By Stacie Boyls | Arts and Life Writer
Baylor Opera Theatre will stage the Texas premiere of “Notes on Viardot,” a contemporary opera by composer Michael Ching. The production is a collaboration with the Baylor Symphony Orchestra, and tells the enthralling life story of 19th-century singer, pianist and composer Pauline Viardot, a forgotten musical genius once praised for her incomparable talent by Franz Liszt and now rediscovered through Ching’s modern lens.
The opera will be shown at 7:30 p.m. on Friday and 3 p.m. on Sunday at Jones Theater in the Hooper-Schaefer Fine Arts Center. Tickets are $15 and available for purchase on the Baylor Events page. Students can receive recital credit for this event.
Houston senior Alexia Rivera, who plays Older Pauline, said learning a modern opera with little prior performance history was a daunting task. Ultimately, it helped her grow as a performer, forcing her to develop the role’s performance details on her own.
“Michael Ching wrote the role to have two different voice parts so it could either be a soprano or mezzo, but while learning the role, they only had recordings of a soprano, so I had to learn the entire mezzo role on its own,” Rivera said. “That was my first time really having to fully learn a role on my own without depending on inspo from other voices to have an idea of what I’m singing.”
Houston senior Nalani Defensor, who plays Maria Malibran and Claudie Viardot, agreed with her fellow castmate that the lack of reference recordings proved to be a challenging feat. However, the experience offered a unique chance to learn the musical language of a living composer while interpreting the standard excerpts hidden throughout the production in tandem.

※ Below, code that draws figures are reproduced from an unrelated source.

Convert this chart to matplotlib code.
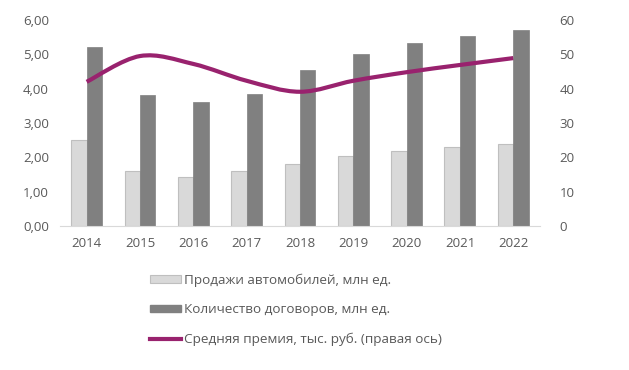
import numpy as np
import matplotlib
matplotlib.use('Agg')
import matplotlib.pyplot as plt
from matplotlib.path import Path
from matplotlib.patches import PathPatch, Patch
from matplotlib.lines import Line2D

years = ['2014', '2015', '2016', '2017', '2018', '2019', '2020', '2021', '2022']
carSales = [2.50, 1.59, 1.42, 1.59, 1.80, 2.04, 2.18, 2.30, 2.38]
contracts = [5.21, 3.82, 3.61, 3.84, 4.54, 5.01, 5.33, 5.53, 5.71]
avgPremium = [42.0, 49.5, 47.2, 42.3, 39.1, 42.3, 44.8, 46.9, 48.9]

labelSales = 'Продажи автомобилей, млн ед.'
labelContracts = 'Количество договоров, млн ед.'
labelPremium = 'Средняя премия, тыс. руб. (правая ось)'

plt.rcParams['font.family'] = ['Open Sans', 'DejaVu Sans']
textColor = '#595959'
lineColor = '#99226E'


def smoothPath(xs, ys):
    # excel-like smoothed line: cubic bezier through the points
    pts = np.column_stack([xs, ys]).astype(float)
    n = len(pts)
    verts = [pts[0]]
    codes = [Path.MOVETO]
    for i in range(n - 1):
        p0 = pts[max(i - 1, 0)]
        p1 = pts[i]
        p2 = pts[i + 1]
        p3 = pts[min(i + 2, n - 1)]
        c1 = p1 + (p2 - p0) / 6.0
        c2 = p2 - (p3 - p1) / 6.0
        verts += [c1, c2, p2]
        codes += [Path.CURVE4] * 3
    return Path(verts, codes)


fig = plt.figure(figsize=(6.29, 3.70), dpi=100)
ax = fig.add_axes([0.0954, 0.389, 0.763, 0.557])
ax2 = ax.twinx()

x = np.arange(len(years))
barWidth = 0.29
ax.bar(x - barWidth / 2, carSales, barWidth, color='#d9d9d9', edgecolor='#bfbfbf', linewidth=0.8, zorder=2)
ax.bar(x + barWidth / 2, contracts, barWidth, color='#808080', edgecolor='#808080', linewidth=0.5, zorder=2)

ax.set_ylim(0, 6)
ax.set_yticks(np.arange(0, 6.01, 1))
ax.set_yticklabels([('%.2f' % v).replace('.', ',') for v in np.arange(0, 6.01, 1)])
ax.set_xlim(-0.5, len(years) - 0.5)
ax.set_xticks(x)
ax.set_xticklabels(years)

ax2.set_ylim(0, 60)
ax2.set_yticks(np.arange(0, 61, 10))
ax2.add_patch(PathPatch(smoothPath(x, avgPremium), facecolor='none', edgecolor=lineColor,
                        linewidth=3.0, capstyle='butt', zorder=3))

for a in (ax, ax2):
    for side in ('top', 'left', 'right', 'bottom'):
        a.spines[side].set_visible(False)
    a.tick_params(length=0, labelsize=9.5, labelcolor=textColor)
ax.spines['bottom'].set_visible(True)
ax.spines['bottom'].set_color('#d9d9d9')
ax.tick_params(axis='y', pad=8)
ax.tick_params(axis='x', pad=8)
ax2.tick_params(axis='y', pad=14)

handles = [
    Patch(facecolor='#d9d9d9', edgecolor='#bfbfbf', linewidth=0.8),
    Patch(facecolor='#808080', edgecolor='#808080'),
    Line2D([], [], color=lineColor, linewidth=3.0),
]
fig.legend(handles, [labelSales, labelContracts, labelPremium], loc='upper left',
           bbox_to_anchor=(0.2385, 0.261), frameon=False, fontsize=9.7, labelcolor=textColor,
           handlelength=2.3, handleheight=0.5, handletextpad=0.2, labelspacing=1.22,
           borderaxespad=0, borderpad=0)

fig.savefig('out.png', dpi=100)
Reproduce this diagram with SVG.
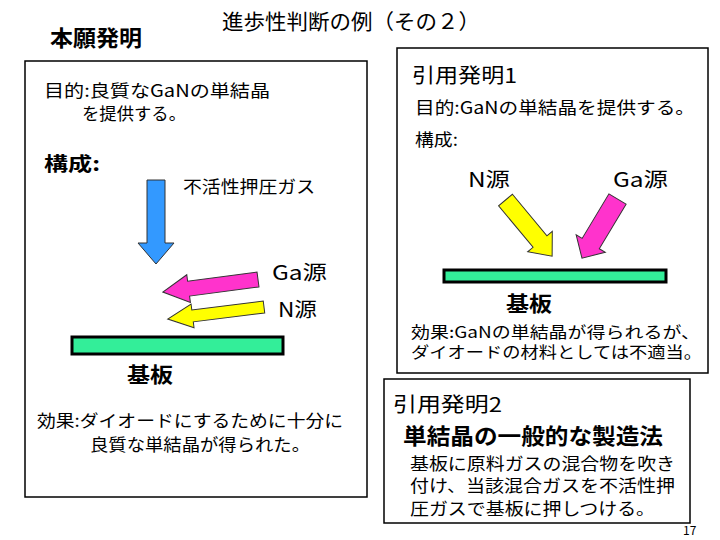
<svg xmlns="http://www.w3.org/2000/svg" width="720" height="540" viewBox="0 0 720 540">
<style>
text{font-family:"Noto Sans CJK JP","Noto Sans",sans-serif;fill:#000}
.b{font-weight:bold}
.box{fill:#fff;stroke:#000;stroke-width:1.5}
.sub{fill:#33ee99;stroke:#000;stroke-width:3}
.ar{stroke:#333;stroke-width:1}
</style>
<rect width="720" height="540" fill="#fff"/>
<g id="title"><text x="222" y="29" font-size="21" textLength="258" lengthAdjust="spacingAndGlyphs">進歩性判断の例（その２）</text></g>
<g id="honnan">
<text x="50" y="46" font-size="22" class="b" textLength="92" lengthAdjust="spacingAndGlyphs">本願発明</text>
<rect class="box" x="25" y="61" width="342" height="436"/>
<text x="44" y="97" font-size="17" textLength="226" lengthAdjust="spacingAndGlyphs">目的:良質なGaNの単結晶</text>
<text x="82" y="120" font-size="17" textLength="104" lengthAdjust="spacingAndGlyphs">を提供する。</text>
<text x="44" y="171" font-size="19" class="b" textLength="56" lengthAdjust="spacingAndGlyphs">構成:</text>
<text x="183" y="193" font-size="17" textLength="132" lengthAdjust="spacingAndGlyphs">不活性押圧ガス</text>
<text x="272" y="280" font-size="20" textLength="55" lengthAdjust="spacingAndGlyphs">Ga源</text>
<text x="278" y="317" font-size="20" textLength="39" lengthAdjust="spacingAndGlyphs">N源</text>
<rect class="sub" x="72" y="337" width="211" height="17"/>
<text x="127" y="382" font-size="21" class="b" textLength="46" lengthAdjust="spacingAndGlyphs">基板</text>
<text x="37" y="427" font-size="17" textLength="306" lengthAdjust="spacingAndGlyphs">効果:ダイオードにするために十分に</text>
<text x="90" y="451" font-size="17" textLength="220" lengthAdjust="spacingAndGlyphs">良質な単結晶が得られた。</text>
</g>
<g id="inyou1">
<rect class="box" x="397" y="48" width="311" height="325"/>
<text x="412" y="83" font-size="20" textLength="105" lengthAdjust="spacingAndGlyphs">引用発明1</text>
<text x="415" y="114" font-size="17" textLength="280" lengthAdjust="spacingAndGlyphs">目的:GaNの単結晶を提供する。</text>
<text x="415" y="146" font-size="17" textLength="43" lengthAdjust="spacingAndGlyphs">構成:</text>
<text x="468" y="187" font-size="20" textLength="42" lengthAdjust="spacingAndGlyphs">N源</text>
<text x="613" y="187" font-size="20" textLength="55" lengthAdjust="spacingAndGlyphs">Ga源</text>
<rect class="sub" x="444" y="270" width="222" height="12"/>
<text x="506" y="311" font-size="21" class="b" textLength="46" lengthAdjust="spacingAndGlyphs">基板</text>
<text x="411" y="338" font-size="15.5" textLength="289" lengthAdjust="spacingAndGlyphs">効果:GaNの単結晶が得られるが、</text>
<text x="411" y="358" font-size="15.5" textLength="291" lengthAdjust="spacingAndGlyphs">ダイオードの材料としては不適当。</text>
</g>
<g id="inyou2">
<rect class="box" x="384" y="379" width="306" height="144"/>
<text x="393" y="412" font-size="20" textLength="109" lengthAdjust="spacingAndGlyphs">引用発明2</text>
<text x="403" y="444" font-size="22" class="b" textLength="260" lengthAdjust="spacingAndGlyphs">単結晶の一般的な製造法</text>
<text x="410" y="470" font-size="16.5" textLength="265" lengthAdjust="spacingAndGlyphs">基板に原料ガスの混合物を吹き</text>
<text x="410" y="492" font-size="16.5" textLength="265" lengthAdjust="spacingAndGlyphs">付け、当該混合ガスを不活性押</text>
<text x="410" y="515" font-size="16.5" textLength="245" lengthAdjust="spacingAndGlyphs">圧ガスで基板に押しつける。</text>
</g>
<g id="page"><text x="683" y="535" font-size="12">17</text></g>
<g id="arrows">
<polygon class="ar" fill="#3399ff" stroke="#1f4f9f" points="147,180 165,180 165,243 174,243 156,264 138,243 147,243"/>
<polygon class="ar" fill="#ff33cc" transform="translate(258,279.5) rotate(172.5)" points="0,-7.5 70,-7.5 70,-14 96,0 70,14 70,7.5 0,7.5"/>
<polygon class="ar" fill="#ffff00" transform="translate(264,307) rotate(172.9)" points="0,-6 72,-6 72,-12 97,0 72,12 72,6 0,6"/>
<polygon class="ar" fill="#ffff00" transform="translate(505.5,200) rotate(50.3)" points="0,-9 54,-9 54,-16 73,0 54,16 54,9 0,9"/>
<polygon class="ar" fill="#ff33cc" transform="translate(617.5,199) rotate(121)" points="0,-10 52,-10 52,-17 69,0 52,17 52,10 0,10"/>
</g>
</svg>
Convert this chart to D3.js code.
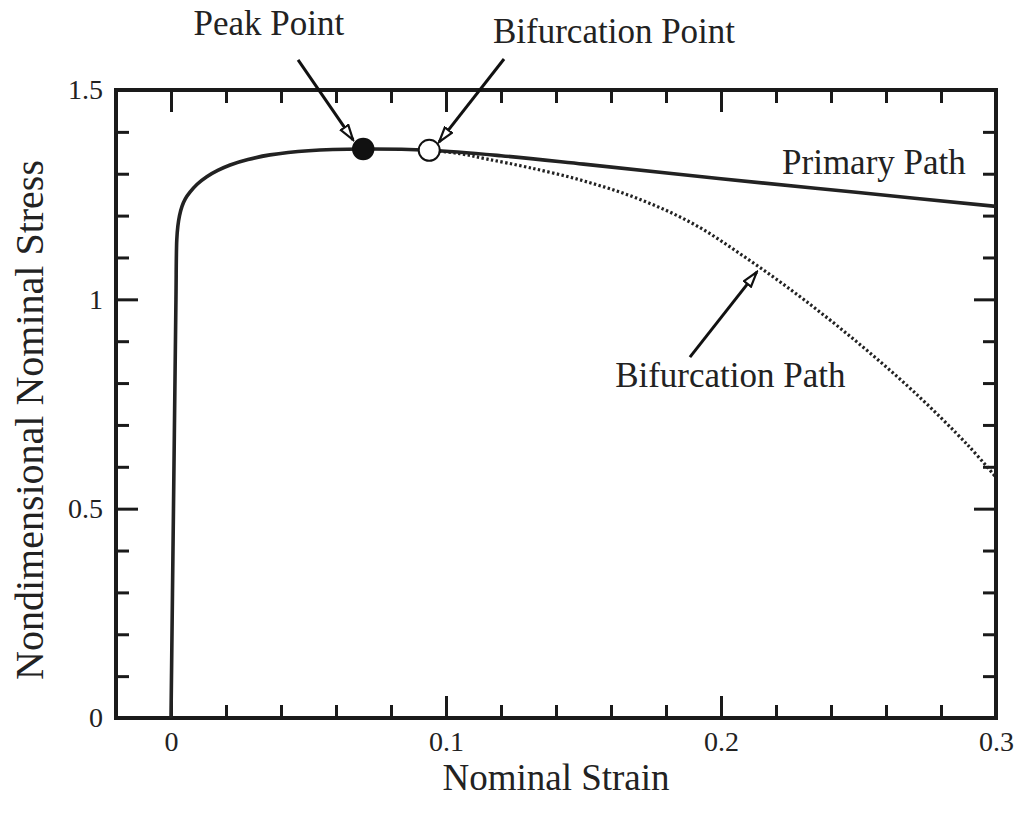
<!DOCTYPE html>
<html>
<head>
<meta charset="utf-8">
<title>Nominal stress vs strain</title>
<script src="https://cdnjs.cloudflare.com/ajax/libs/d3/7.8.5/d3.min.js"></script>
<style>
  body { margin: 0; background: #fff; }
  text { font-family: "Liberation Serif", "Times New Roman", serif; fill: #222; }
</style>
</head>
<body>
<div id="chart"></div>
<script>
// primary path (solid)
const primaryStrain = [0, 0.0009, 0.0018, 0.0021, 0.0025, 0.0031, 0.0040, 0.0052, 0.0069, 0.0095, 0.013, 0.017, 0.0215, 0.028, 0.036, 0.05, 0.07, 0.094, 0.12, 0.15, 0.2, 0.25, 0.3];
const primaryStress = [0, 0.5, 1.0, 1.142, 1.175, 1.200, 1.222, 1.240, 1.256, 1.275, 1.293, 1.308, 1.321, 1.334, 1.345, 1.355, 1.359, 1.356, 1.343, 1.323, 1.288, 1.255, 1.222];

// bifurcation path (dotted), leaves the primary path at the bifurcation point
const bifStrain = [0.094, 0.105, 0.115, 0.13, 0.15, 0.17, 0.19, 0.21, 0.23, 0.25, 0.27, 0.29, 0.3];
const bifStress = [1.356, 1.348, 1.335, 1.315, 1.283, 1.240, 1.180, 1.095, 1.000, 0.895, 0.780, 0.650, 0.575];

const peakPoint = [0.0699, 1.359];
const bifPoint = [0.0939, 1.356];

const xMajor = [0, 0.1, 0.2, 0.3];
const xMinor = [0.02, 0.04, 0.06, 0.08, 0.12, 0.14, 0.16, 0.18, 0.22, 0.24, 0.26, 0.28];
const yMajor = [0, 0.5, 1, 1.5];
const yMinor = [0.1, 0.2, 0.3, 0.4, 0.6, 0.7, 0.8, 0.9, 1.1, 1.2, 1.3, 1.4];

const W = 1016, H = 814;
const m = { left: 116, right: 20, top: 90, bottom: 96 };

const svg = d3.select('#chart').append('svg')
  .attr('width', W).attr('height', H);

const x = d3.scaleLinear().domain([-0.02, 0.3]).range([m.left, W - m.right]);
const y = d3.scaleLinear().domain([0, 1.5]).range([H - m.bottom, m.top]);

// arrowhead (open triangle)
svg.append('defs').append('marker')
  .attr('id', 'head')
  .attr('markerUnits', 'userSpaceOnUse')
  .attr('viewBox', '0 0 18 12')
  .attr('refX', 16).attr('refY', 6)
  .attr('markerWidth', 18).attr('markerHeight', 12)
  .attr('orient', 'auto')
  .append('path')
  .attr('d', 'M1,1.5 L16,6 L1,10.5 Z')
  .attr('fill', '#fff').attr('stroke', '#111').attr('stroke-width', 2.2);

// ticks, all pointing inwards
function tickStyle(g) {
  g.select('.domain').remove();
  g.selectAll('.tick line').attr('stroke', '#1a1a1a').attr('stroke-width', 3);
  g.selectAll('.tick text').style('font-size', '28px').attr('fill', '#222')
    .style('font-family', '"Liberation Serif", "Times New Roman", serif');
}

const yb = H - m.bottom, yt = m.top, xl = m.left, xr = W - m.right;

svg.append('g').attr('transform', `translate(0,${yb})`)
  .call(d3.axisBottom(x).tickValues(xMinor).tickSize(-13).tickFormat('')).call(tickStyle);
svg.append('g').attr('transform', `translate(0,${yb})`)
  .call(d3.axisBottom(x).tickValues(xMajor).tickSize(-22).tickPadding(13).tickFormat(d3.format('~g'))).call(tickStyle);
svg.append('g').attr('transform', `translate(0,${yt})`)
  .call(d3.axisTop(x).tickValues(xMinor).tickSize(-13).tickFormat('')).call(tickStyle);
svg.append('g').attr('transform', `translate(0,${yt})`)
  .call(d3.axisTop(x).tickValues(xMajor).tickSize(-22).tickFormat('')).call(tickStyle);

svg.append('g').attr('transform', `translate(${xl},0)`)
  .call(d3.axisLeft(y).tickValues(yMinor).tickSize(-13).tickFormat('')).call(tickStyle);
svg.append('g').attr('transform', `translate(${xl},0)`)
  .call(d3.axisLeft(y).tickValues(yMajor).tickSize(-22).tickPadding(13).tickFormat(d3.format('~g'))).call(tickStyle);
svg.append('g').attr('transform', `translate(${xr},0)`)
  .call(d3.axisRight(y).tickValues(yMinor).tickSize(-13).tickFormat('')).call(tickStyle);
svg.append('g').attr('transform', `translate(${xr},0)`)
  .call(d3.axisRight(y).tickValues(yMajor).tickSize(-22).tickFormat('')).call(tickStyle);

// frame
svg.append('rect')
  .attr('x', xl).attr('y', yt)
  .attr('width', xr - xl).attr('height', yb - yt)
  .attr('fill', 'none').attr('stroke', '#1a1a1a').attr('stroke-width', 4);

const line = d3.line().x(d => x(d[0])).y(d => y(d[1])).curve(d3.curveCatmullRom.alpha(0.5));

svg.append('clipPath').attr('id', 'plot').append('rect')
  .attr('x', xl).attr('y', yt).attr('width', xr - xl).attr('height', yb - yt);

svg.append('path')
  .datum(bifStrain.map((s, i) => [s, bifStress[i]]))
  .attr('d', line)
  .attr('fill', 'none').attr('stroke', '#222')
  .attr('stroke-width', 3.2).attr('stroke-dasharray', '2.4,2.4')
  .attr('clip-path', 'url(#plot)');

svg.append('path')
  .datum(primaryStrain.map((s, i) => [s, primaryStress[i]]))
  .attr('d', line)
  .attr('fill', 'none').attr('stroke', '#222')
  .attr('stroke-width', 3.6)
  .attr('clip-path', 'url(#plot)');

// marked points
svg.append('circle')
  .attr('cx', x(peakPoint[0])).attr('cy', y(peakPoint[1])).attr('r', 10.5)
  .attr('fill', '#111').attr('stroke', '#111').attr('stroke-width', 1.5);
svg.append('circle')
  .attr('cx', x(bifPoint[0])).attr('cy', y(bifPoint[1])).attr('r', 10.5)
  .attr('fill', '#fff').attr('stroke', '#111').attr('stroke-width', 2);

// annotations: label, text position, arrow from / to (data units)
const notes = [
  { label: 'Peak Point', at: [0.0356, 1.632], anchor: 'middle', from: [0.0462, 1.572], to: [0.0662, 1.381] },
  { label: 'Bifurcation Point', at: [0.1611, 1.612], anchor: 'middle', from: [0.1211, 1.574], to: [0.0975, 1.376] },
  { label: 'Primary Path', at: [0.2222, 1.299], anchor: 'start', from: null, to: null },
  { label: 'Bifurcation Path', at: [0.1615, 0.791], anchor: 'start', from: [0.1887, 0.862], to: [0.2130, 1.065] }
];

notes.forEach(n => {
  if (n.from) {
    svg.append('line')
      .attr('x1', x(n.from[0])).attr('y1', y(n.from[1]))
      .attr('x2', x(n.to[0])).attr('y2', y(n.to[1]))
      .attr('stroke', '#111').attr('stroke-width', 3)
      .attr('marker-end', 'url(#head)');
  }
  svg.append('text')
    .attr('x', x(n.at[0])).attr('y', y(n.at[1]))
    .attr('text-anchor', n.anchor)
    .style('font-size', '35px')
    .text(n.label);
});

// axis titles
svg.append('text')
  .attr('x', (xl + xr) / 2).attr('y', 790)
  .attr('text-anchor', 'middle')
  .style('font-size', '37px')
  .text('Nominal Strain');

svg.append('text')
  .attr('transform', `translate(43,420) rotate(-90)`)
  .attr('text-anchor', 'middle')
  .style('font-size', '40px')
  .text('Nondimensional Nominal Stress');
</script>
</body>
</html>
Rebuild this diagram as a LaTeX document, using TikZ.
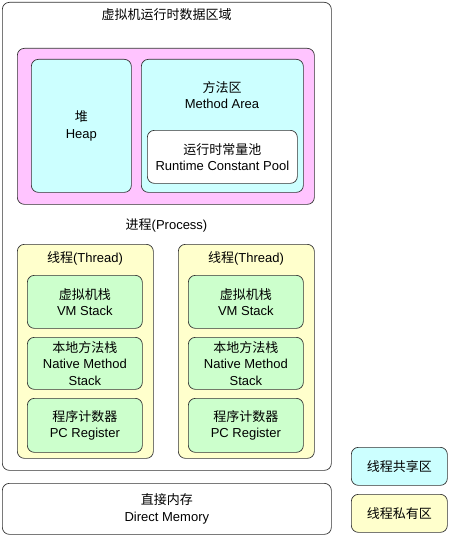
\documentclass[tikz,border=0pt]{standalone}
\usepackage{fontspec}
\setmainfont{Liberation Sans}
\newfontfamily\cjk{Noto Sans CJK SC}

\definecolor{sharedfill}{HTML}{CCFFFF}
\definecolor{privatefill}{HTML}{FFFFCC}
\definecolor{stackfill}{HTML}{CCFFCC}
\definecolor{heapfill}{HTML}{FFC4FF}

\begin{document}
\begin{tikzpicture}[x=1pt, y=-1pt,
    every node/.style={font=\fontsize{13}{16.5}\selectfont, align=center, inner sep=0pt},
    area/.style={draw=black!80, line width=0.7pt, rounded corners=7pt, anchor=north west}]
  \useasboundingbox (0,0) rectangle (448,535);

  % runtime data area
  \node[area, minimum width=329, minimum height=468] (jvm) at (2,2) {};
  \node (jvmtitle) at (166.5,15) {{\cjk 虚拟机运行时数据区域}};

  % shared part
  \node[area, fill=heapfill, minimum width=297, minimum height=156] (shared) at (17,48) {};
  \node[area, fill=sharedfill, minimum width=100, minimum height=133] (heap) at (31,59)
    {{\cjk 堆}\\Heap};
  \node[area, fill=sharedfill, minimum width=162, minimum height=133] (method) at (141,59) {};
  \node (methodtitle) at (222,95) {{\cjk 方法区}\\Method Area};
  \node[area, fill=white, minimum width=150, minimum height=53] (pool) at (147,130)
    {{\cjk 运行时常量池}\\Runtime Constant Pool};
  \node (process) at (166.5,225) {{\cjk 进程}(Process)};

  % threads
  \foreach \x/\n in {17/left, 178/right} {
    \node[area, fill=privatefill, minimum width=136, minimum height=214] (thread-\n) at (\x,244) {};
    \node (threadtitle-\n) at (\x+68,258) {{\cjk 线程}(Thread)};
    \node[area, fill=stackfill, minimum width=115, minimum height=53] (vm-\n) at (\x+10,275)
      {{\cjk 虚拟机栈}\\VM Stack};
    \node[area, fill=stackfill, minimum width=115, minimum height=52] (native-\n) at (\x+10,337)
      {{\cjk 本地方法栈}\\Native Method\\Stack};
    \node[area, fill=stackfill, minimum width=115, minimum height=54] (pc-\n) at (\x+10,398)
      {{\cjk 程序计数器}\\PC Register};
  }

  % direct memory
  \node[area, minimum width=329, minimum height=51] (direct) at (2,483)
    {{\cjk 直接内存}\\Direct Memory};

  % legend
  \node[area, fill=sharedfill, minimum width=96, minimum height=38] (legshared) at (351,447)
    {{\cjk 线程共享区}};
  \node[area, fill=privatefill, minimum width=96, minimum height=38] (legprivate) at (351,494)
    {{\cjk 线程私有区}};
\end{tikzpicture}
\end{document}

“This is also my first time learning an opera that isn’t just in the standard repertoire or canon of operas that are usually performed,” she said. “It was also really interesting learning how to put his style in combination with the operatic excerpts that he took from the canon. Meshing that all together and making it make sense in my brain was really difficult for me, but now I’m very aware and can understand the modern composer’s language.”
Ching will be in attendance on the Friday production, offering a preshow discussion on the opera, Rivera said.
The opera traces Viardot’s life from her childhood in the Regency era all the way to the end of her life in the early 1900s. The storyline details her familial, artistic and musical experiences, Rivera said.
Defensor said the opera challenged her artistic capabilities of striking a balance between respectful representation and artistic interpretation of real-life historical figures.
“For me, the hardest part was the acting because … in a Mozart opera … you have to disengage completely with yourself and act as Pauline Viardot or as Maria Malibran with as much integrity as you can without knowing much about this person while being time-period appropriate and not disrespecting the real person that is Pauline Viardot,” Defensor said.
Rivera also noted the impact this opera has had on her, a woman working in the arts, providing her with a relatable and successful figure to admire.
“She was very overshadowed; nobody really knew about her,” Rivera said. “But just hearing this opera and learning what she was about, knowing that she was so real, like a normal person — I feel like you don’t think that of composers and famous singers often. But especially as a woman, just being given someone to look up to … Women have always been making a way for themselves in the world.”
Defensor said she encourages audience members to attend with their minds open and hearts full.
“It’s relatable and it’s funny and it’s also sad,” she said. “You will laugh and you will cry. It’s so real.”